By Ray Ridlen
Mushrooms are the reproductive bodies of fungi. The fungus lives in the soil as small thread-like strands and when environmental conditions are right, they develop mushrooms to spread themselves by wind-blown spores.
There are many types of mushrooms that come up in lawns, some are edible, and others are poisonous.
Edible mushrooms are always in season with production mostly in larger cities in northern states. Growing mushrooms is quite involved, and will seriously tax one’s horticultural skill. Unless ideal conditions are available, it is wiser to buy mushrooms at the supermarket than to raise them.
For success with mushrooms a cool basement with conditions of temperature, 60 degrees or lower; humidity, 70 percent; and good ventilation must be maintained if a good yield of mushrooms is to be secured.
A special compost is needed for the production of mushrooms.

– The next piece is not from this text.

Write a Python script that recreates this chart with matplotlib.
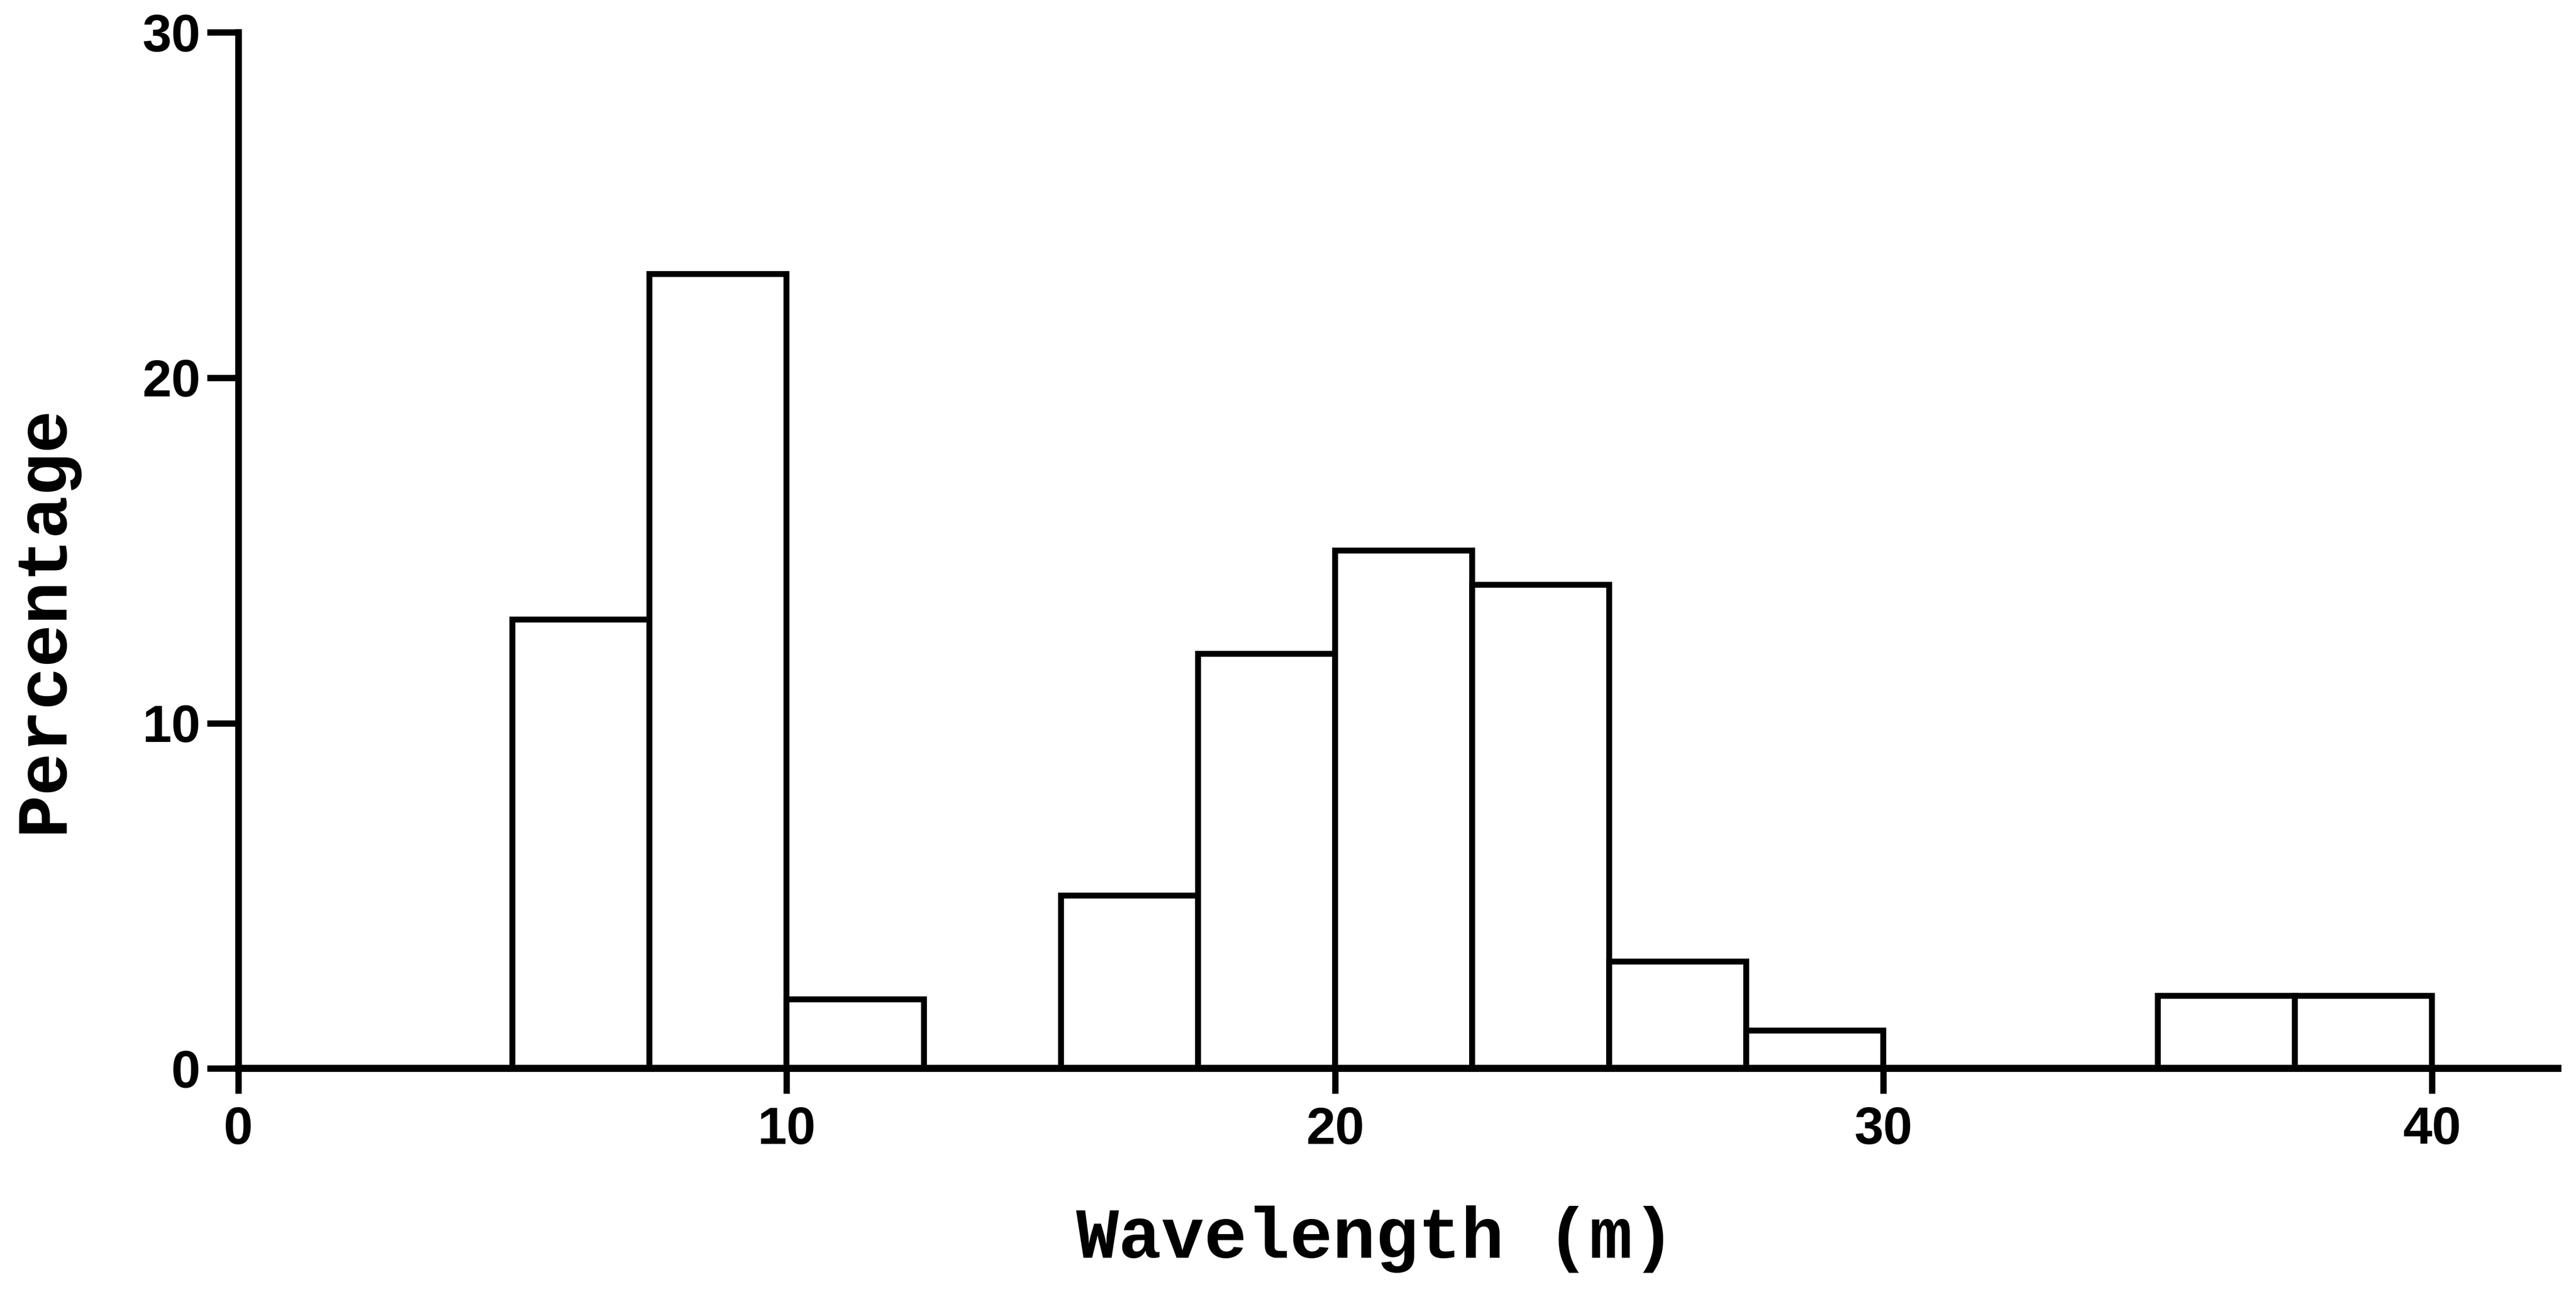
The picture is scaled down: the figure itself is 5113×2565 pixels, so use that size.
import matplotlib.pyplot as plt

# histogram of wavelengths, 2.5 m bins
bin_left = [5, 7.5, 10, 15, 17.5, 20, 22.5, 25, 27.5, 35, 37.5]
percent = [13, 23, 2, 5, 12, 15, 14, 3.1, 1.1, 2.1, 2.1]
bin_width = 2.5

x_ticks = [0, 10, 20, 30, 40]
y_ticks = [0, 10, 20, 30]

fig = plt.figure(figsize=(5113 / 300, 2565 / 300), dpi=300)
ax = fig.add_axes([0.0925, 0.173, 0.9005, 0.802])

ax.bar(bin_left, percent, width=bin_width, align="edge",
       facecolor="white", edgecolor="black", linewidth=2.8)

ax.set_xlim(0, 42.3)
ax.set_ylim(0, 30)

ax.spines["top"].set_visible(False)
ax.spines["right"].set_visible(False)
ax.spines["left"].set_linewidth(3.2)
ax.spines["bottom"].set_linewidth(3.4)

ax.set_xticks(x_ticks)
ax.set_yticks(y_ticks)
tick_font = {"family": "Liberation Sans", "weight": "bold", "size": 25}
ax.set_xticklabels([str(v) for v in x_ticks], fontdict=tick_font)
ax.set_yticklabels([str(v) for v in y_ticks], fontdict=tick_font)
ax.tick_params(axis="x", direction="out", length=12, width=3, pad=6)
ax.tick_params(axis="y", direction="out", length=15, width=3, pad=3)

label_font = {"family": "Liberation Mono", "weight": "bold", "size": 34}
fig.text(0.534, 0.041, "Wavelength (m)", ha="center", va="center", fontdict=label_font)
fig.text(0.017, 0.521, "Percentage", ha="center", va="center", rotation=90, fontdict=label_font)

fig.savefig("out.png", dpi=300, facecolor="white")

This is usually made from horse manure and straw. Some commercial growers use a mixture composed of corn cobs, hay, fertilizer, and dried brewers grain or poultry manure. It is very difficult to prepare suitable compost in small quantities. Therefore, to produce mushrooms at home, it is best to secure prepared compost from a commercial source, or garden supplier.
Place compost in trays or beds about 6 to 8 inches in diameter, before they expand and expose the gills. After harvest, the mushrooms should be stored immediately under refrigerated conditions. They will keep in prime condition for 5 days at 32 degrees, but for only about 2 days at the 40 degree temperature of a household refrigerator.
The poisonous mushroom, Chlorophyllum molybdites, or green-spored Lepiota, in the early stages of development closely resembles several types of edible mushrooms. However, it can be easily identified when mature by its large, scaly white cap and because it is the only mushroom that has green gills and spores. When this mushroom is turned over the underside of the cap will be a dark green color.
The poison contained in this mushroom causes gastrointestinal distress. Rarely fatal, it still can cause violent sickness for several days. The greatest threat is to small children who don’t know not to eat mushrooms while playing in the yard.
All mushrooms grow on decaying organic matter in the soil, the only way to eliminate the above-ground growth is to remove the organic matter buried in the soil: digging up a buried piece of wood, or dead tree roots.
Pulling up the entire mushroom is the best way to remove them from the home lawn. They will continue to grow as long as they have food, but chemical treatment to eradicate the fungus is expensive and rarely effective.
When there’s a question about the identity of a mushroom, do not eat it! In cases of suspected mushroom poisoning, take the victim and any remaining mushrooms or parts to the nearest hospital emergency room.